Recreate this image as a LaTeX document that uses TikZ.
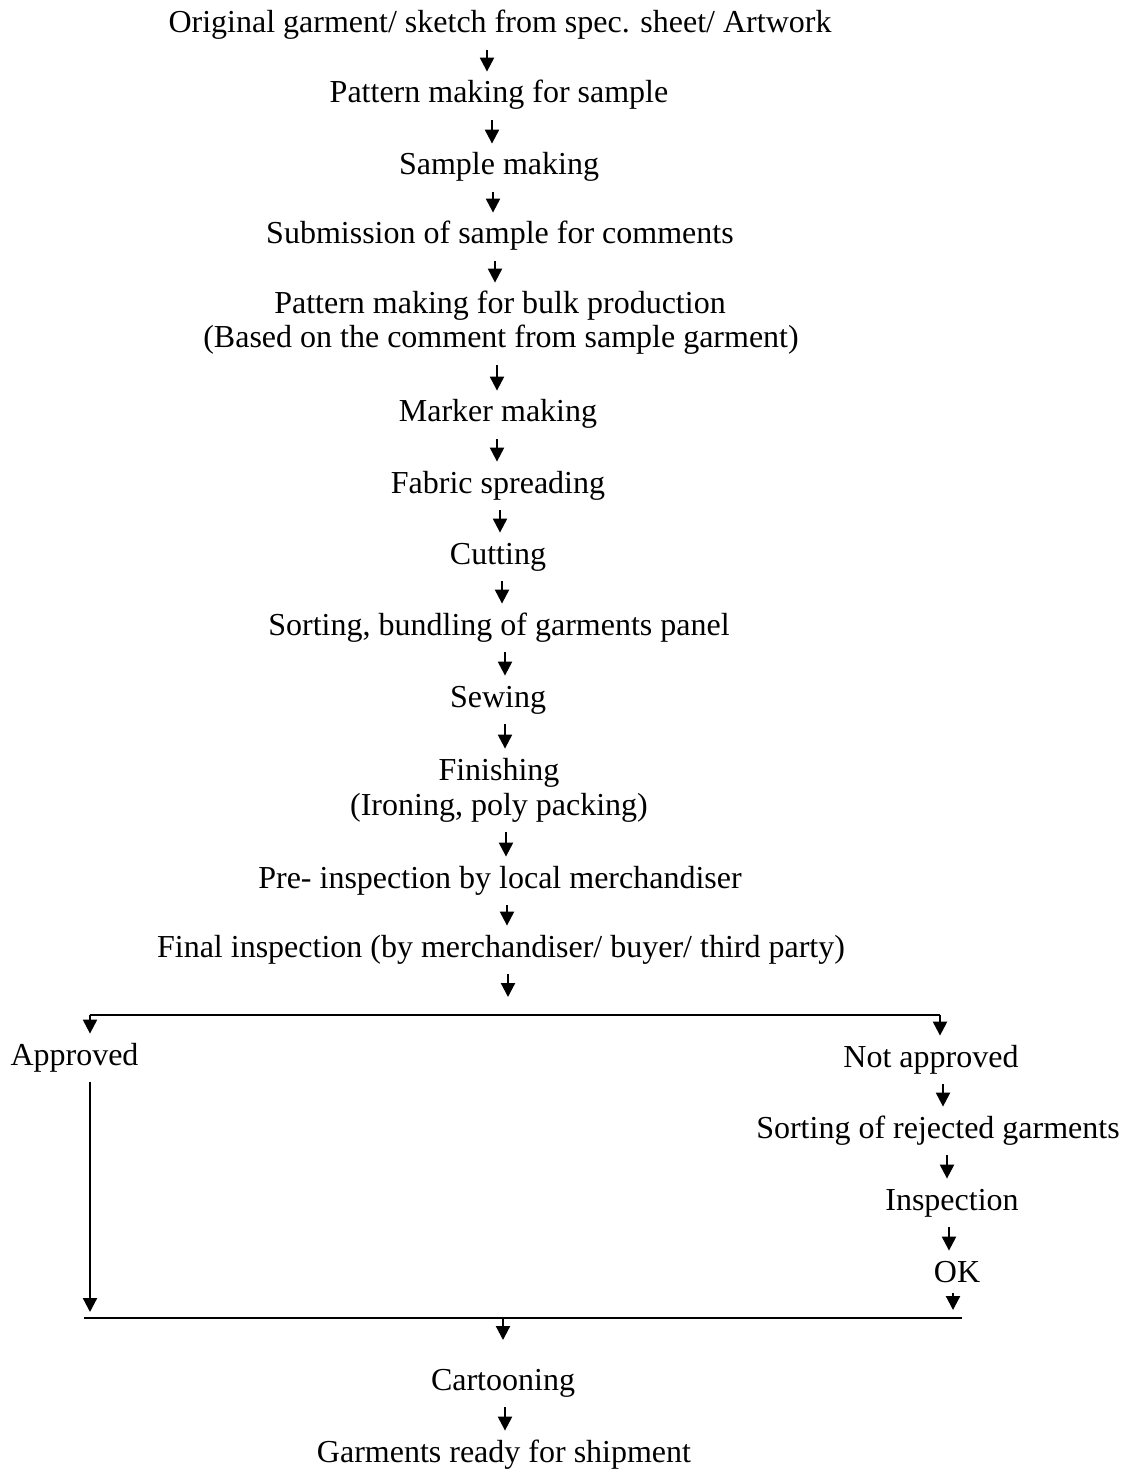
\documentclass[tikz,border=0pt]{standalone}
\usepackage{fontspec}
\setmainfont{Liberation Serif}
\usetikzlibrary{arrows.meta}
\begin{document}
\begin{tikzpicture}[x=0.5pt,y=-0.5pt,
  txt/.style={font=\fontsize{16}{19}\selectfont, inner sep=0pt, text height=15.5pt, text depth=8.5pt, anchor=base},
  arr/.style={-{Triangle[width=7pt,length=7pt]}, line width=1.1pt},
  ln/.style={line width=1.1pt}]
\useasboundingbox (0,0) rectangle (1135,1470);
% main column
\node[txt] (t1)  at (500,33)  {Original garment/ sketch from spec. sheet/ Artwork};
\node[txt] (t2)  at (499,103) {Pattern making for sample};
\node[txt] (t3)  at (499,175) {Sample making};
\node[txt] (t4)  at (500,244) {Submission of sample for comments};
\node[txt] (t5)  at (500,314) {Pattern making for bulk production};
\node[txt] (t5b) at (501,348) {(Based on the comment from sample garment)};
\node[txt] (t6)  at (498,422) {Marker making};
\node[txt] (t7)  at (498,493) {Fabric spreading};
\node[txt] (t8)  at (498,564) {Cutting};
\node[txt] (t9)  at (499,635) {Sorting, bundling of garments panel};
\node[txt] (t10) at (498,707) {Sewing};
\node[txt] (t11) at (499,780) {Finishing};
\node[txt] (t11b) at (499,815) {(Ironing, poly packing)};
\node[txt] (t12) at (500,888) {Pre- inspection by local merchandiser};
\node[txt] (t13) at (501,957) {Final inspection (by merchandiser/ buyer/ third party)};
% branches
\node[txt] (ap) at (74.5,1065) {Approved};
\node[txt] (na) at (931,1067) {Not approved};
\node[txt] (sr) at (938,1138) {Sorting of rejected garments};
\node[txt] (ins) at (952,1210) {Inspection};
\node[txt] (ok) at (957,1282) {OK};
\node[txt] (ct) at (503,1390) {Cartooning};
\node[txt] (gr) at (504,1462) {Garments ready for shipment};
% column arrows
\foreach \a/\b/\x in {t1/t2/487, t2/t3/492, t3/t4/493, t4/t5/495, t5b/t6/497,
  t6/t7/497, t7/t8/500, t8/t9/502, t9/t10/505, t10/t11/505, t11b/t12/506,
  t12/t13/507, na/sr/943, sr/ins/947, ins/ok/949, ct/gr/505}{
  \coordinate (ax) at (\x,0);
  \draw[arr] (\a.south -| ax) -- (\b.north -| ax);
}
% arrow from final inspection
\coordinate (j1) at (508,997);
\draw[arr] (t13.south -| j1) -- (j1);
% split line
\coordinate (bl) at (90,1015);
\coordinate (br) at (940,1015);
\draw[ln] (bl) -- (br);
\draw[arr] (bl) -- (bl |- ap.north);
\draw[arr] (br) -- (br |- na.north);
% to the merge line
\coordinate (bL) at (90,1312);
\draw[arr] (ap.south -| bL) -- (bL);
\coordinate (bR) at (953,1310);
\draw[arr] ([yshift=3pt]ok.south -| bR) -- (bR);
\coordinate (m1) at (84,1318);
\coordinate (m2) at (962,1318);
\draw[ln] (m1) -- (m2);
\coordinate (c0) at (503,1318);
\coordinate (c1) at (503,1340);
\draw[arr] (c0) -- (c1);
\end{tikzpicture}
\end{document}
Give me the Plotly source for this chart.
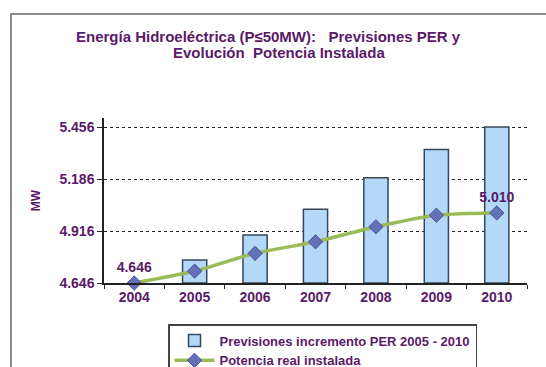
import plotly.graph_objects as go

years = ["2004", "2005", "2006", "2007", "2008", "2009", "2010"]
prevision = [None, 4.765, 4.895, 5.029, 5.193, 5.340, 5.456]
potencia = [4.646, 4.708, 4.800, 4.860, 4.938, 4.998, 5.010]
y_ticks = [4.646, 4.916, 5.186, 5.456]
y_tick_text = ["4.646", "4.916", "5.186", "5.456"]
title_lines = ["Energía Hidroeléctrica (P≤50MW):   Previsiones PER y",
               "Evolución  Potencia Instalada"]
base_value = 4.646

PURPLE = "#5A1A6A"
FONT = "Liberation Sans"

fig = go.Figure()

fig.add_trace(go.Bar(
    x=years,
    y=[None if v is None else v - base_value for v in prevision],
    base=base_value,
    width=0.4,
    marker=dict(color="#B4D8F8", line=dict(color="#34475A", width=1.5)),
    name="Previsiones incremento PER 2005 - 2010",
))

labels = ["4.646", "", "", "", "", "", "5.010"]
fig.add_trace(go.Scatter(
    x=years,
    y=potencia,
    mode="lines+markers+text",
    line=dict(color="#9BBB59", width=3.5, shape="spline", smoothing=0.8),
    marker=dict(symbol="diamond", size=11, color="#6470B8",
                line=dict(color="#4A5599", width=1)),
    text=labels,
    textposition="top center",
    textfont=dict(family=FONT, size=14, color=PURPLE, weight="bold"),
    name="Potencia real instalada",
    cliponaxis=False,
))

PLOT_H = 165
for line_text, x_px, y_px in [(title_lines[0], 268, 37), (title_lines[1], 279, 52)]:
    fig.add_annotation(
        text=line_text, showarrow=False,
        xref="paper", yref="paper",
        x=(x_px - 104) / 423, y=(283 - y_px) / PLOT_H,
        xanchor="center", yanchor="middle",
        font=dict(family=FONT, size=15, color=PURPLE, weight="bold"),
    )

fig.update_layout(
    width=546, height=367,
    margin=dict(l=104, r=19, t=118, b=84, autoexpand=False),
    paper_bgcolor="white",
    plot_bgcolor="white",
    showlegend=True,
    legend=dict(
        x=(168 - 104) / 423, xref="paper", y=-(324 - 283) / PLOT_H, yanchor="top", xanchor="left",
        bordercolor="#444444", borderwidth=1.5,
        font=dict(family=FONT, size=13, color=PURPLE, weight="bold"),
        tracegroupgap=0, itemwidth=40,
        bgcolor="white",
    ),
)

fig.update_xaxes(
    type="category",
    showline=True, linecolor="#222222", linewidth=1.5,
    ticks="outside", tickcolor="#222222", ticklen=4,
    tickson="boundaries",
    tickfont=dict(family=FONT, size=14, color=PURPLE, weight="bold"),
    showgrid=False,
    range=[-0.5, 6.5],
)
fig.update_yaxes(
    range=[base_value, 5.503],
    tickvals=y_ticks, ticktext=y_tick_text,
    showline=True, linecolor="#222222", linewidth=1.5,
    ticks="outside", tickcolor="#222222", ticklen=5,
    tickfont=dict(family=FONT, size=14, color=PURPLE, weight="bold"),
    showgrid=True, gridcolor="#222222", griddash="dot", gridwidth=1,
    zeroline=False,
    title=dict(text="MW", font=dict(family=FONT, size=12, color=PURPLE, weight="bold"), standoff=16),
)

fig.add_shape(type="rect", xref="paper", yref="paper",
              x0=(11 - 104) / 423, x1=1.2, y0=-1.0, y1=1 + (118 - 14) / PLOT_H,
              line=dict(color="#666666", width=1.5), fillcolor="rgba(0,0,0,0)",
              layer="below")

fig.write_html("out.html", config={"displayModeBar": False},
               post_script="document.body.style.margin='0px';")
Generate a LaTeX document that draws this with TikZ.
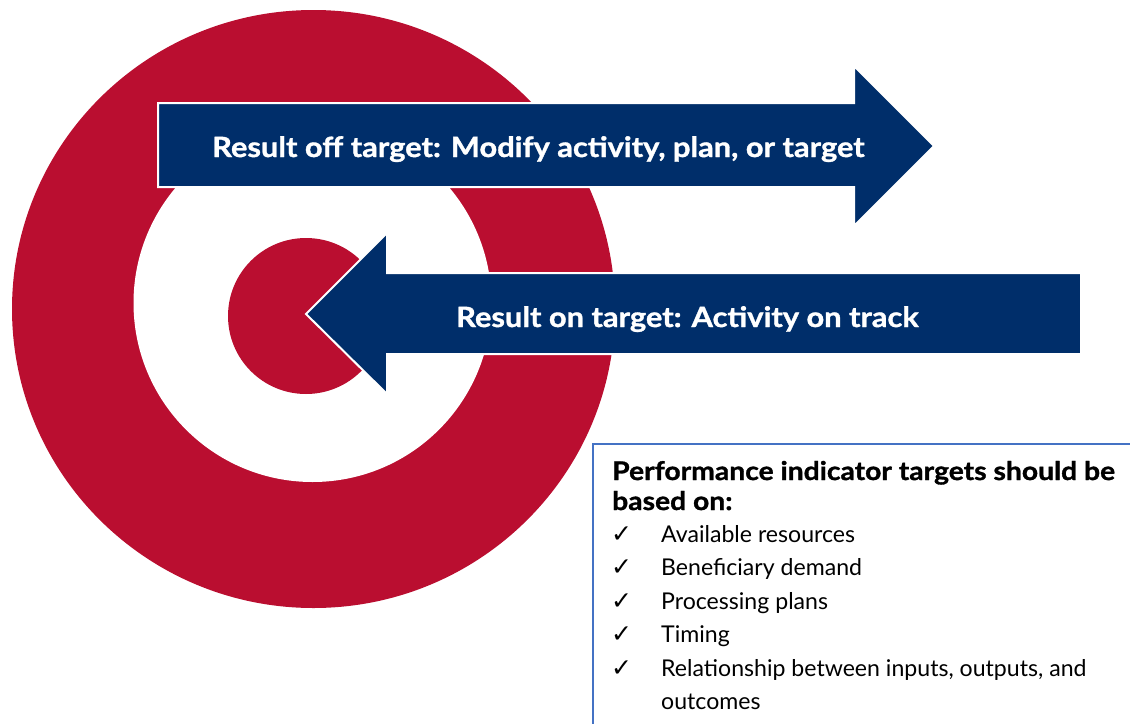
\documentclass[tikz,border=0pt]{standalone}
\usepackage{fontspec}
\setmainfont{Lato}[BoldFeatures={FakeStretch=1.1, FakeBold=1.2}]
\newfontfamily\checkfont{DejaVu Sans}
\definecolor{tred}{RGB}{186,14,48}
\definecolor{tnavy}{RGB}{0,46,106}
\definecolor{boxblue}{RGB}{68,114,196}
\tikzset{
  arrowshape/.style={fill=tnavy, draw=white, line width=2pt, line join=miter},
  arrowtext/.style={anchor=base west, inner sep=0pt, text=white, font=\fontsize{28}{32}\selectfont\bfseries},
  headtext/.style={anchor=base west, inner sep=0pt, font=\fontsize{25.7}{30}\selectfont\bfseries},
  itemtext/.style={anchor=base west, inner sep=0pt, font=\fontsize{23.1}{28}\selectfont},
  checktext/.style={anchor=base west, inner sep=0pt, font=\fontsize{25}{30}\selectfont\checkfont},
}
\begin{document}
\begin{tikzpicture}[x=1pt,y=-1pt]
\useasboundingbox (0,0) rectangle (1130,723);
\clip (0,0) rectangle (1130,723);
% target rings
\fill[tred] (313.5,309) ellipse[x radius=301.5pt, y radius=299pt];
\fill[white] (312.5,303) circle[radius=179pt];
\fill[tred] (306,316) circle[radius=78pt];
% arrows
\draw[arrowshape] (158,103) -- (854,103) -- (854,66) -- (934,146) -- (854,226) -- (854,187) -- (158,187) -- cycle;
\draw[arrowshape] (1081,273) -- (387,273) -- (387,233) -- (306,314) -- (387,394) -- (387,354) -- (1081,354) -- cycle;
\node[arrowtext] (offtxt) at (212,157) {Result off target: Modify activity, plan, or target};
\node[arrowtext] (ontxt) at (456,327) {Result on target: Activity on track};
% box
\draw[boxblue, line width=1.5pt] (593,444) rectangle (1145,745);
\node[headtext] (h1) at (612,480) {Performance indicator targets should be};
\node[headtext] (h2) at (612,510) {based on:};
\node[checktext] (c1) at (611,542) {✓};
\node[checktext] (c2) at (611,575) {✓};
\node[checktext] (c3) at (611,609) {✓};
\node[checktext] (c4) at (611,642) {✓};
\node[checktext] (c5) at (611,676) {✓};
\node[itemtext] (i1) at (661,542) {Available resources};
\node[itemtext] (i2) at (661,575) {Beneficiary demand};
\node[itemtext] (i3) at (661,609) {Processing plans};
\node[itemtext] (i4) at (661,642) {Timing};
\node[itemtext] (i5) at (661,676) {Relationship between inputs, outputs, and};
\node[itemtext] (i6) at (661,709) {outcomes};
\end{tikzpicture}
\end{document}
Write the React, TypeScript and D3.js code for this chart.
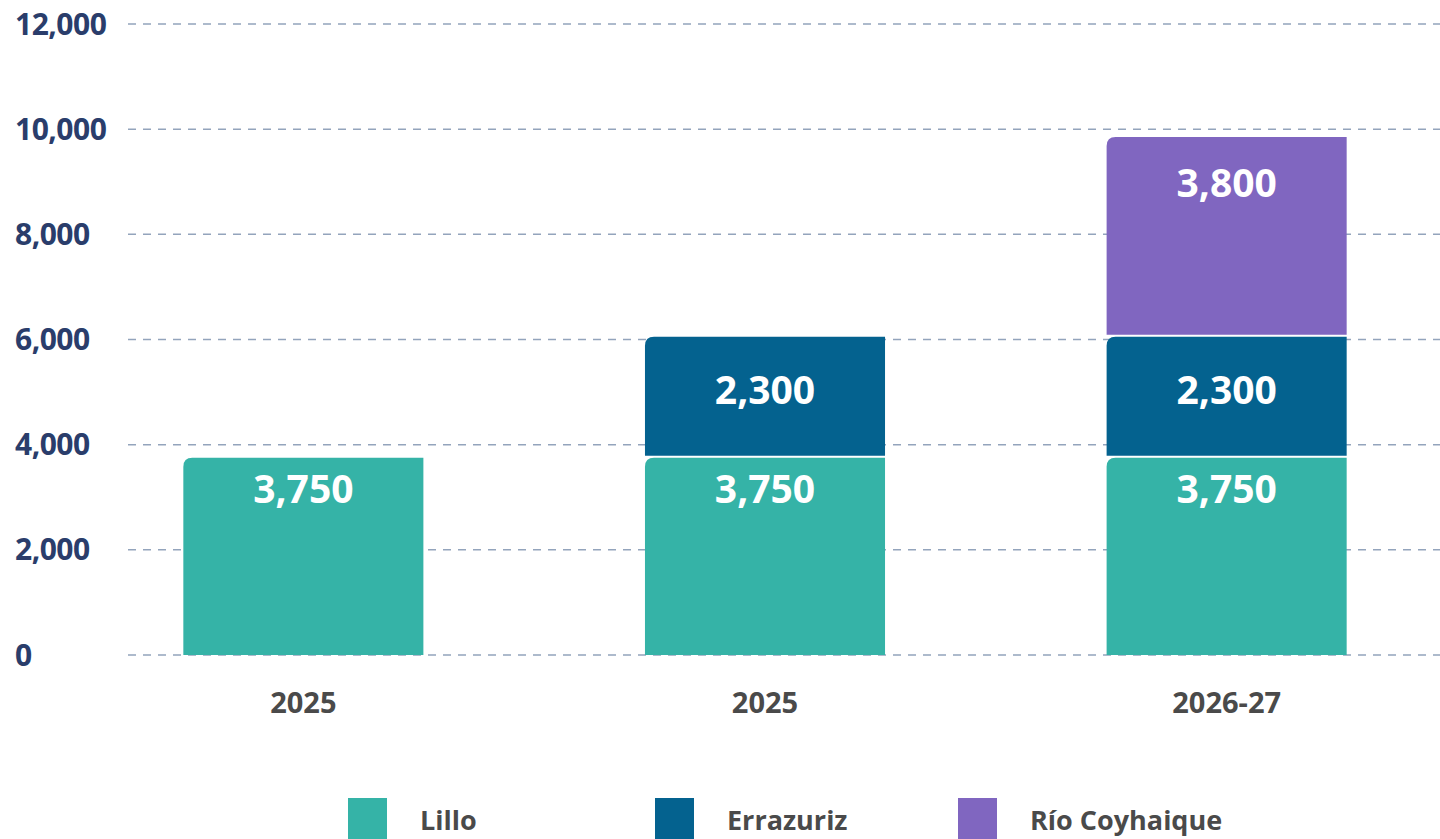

• WRITTEN REQUEST: Say how many lines include the word "chart"; reply with the number alone.

• TASK RESULT: 2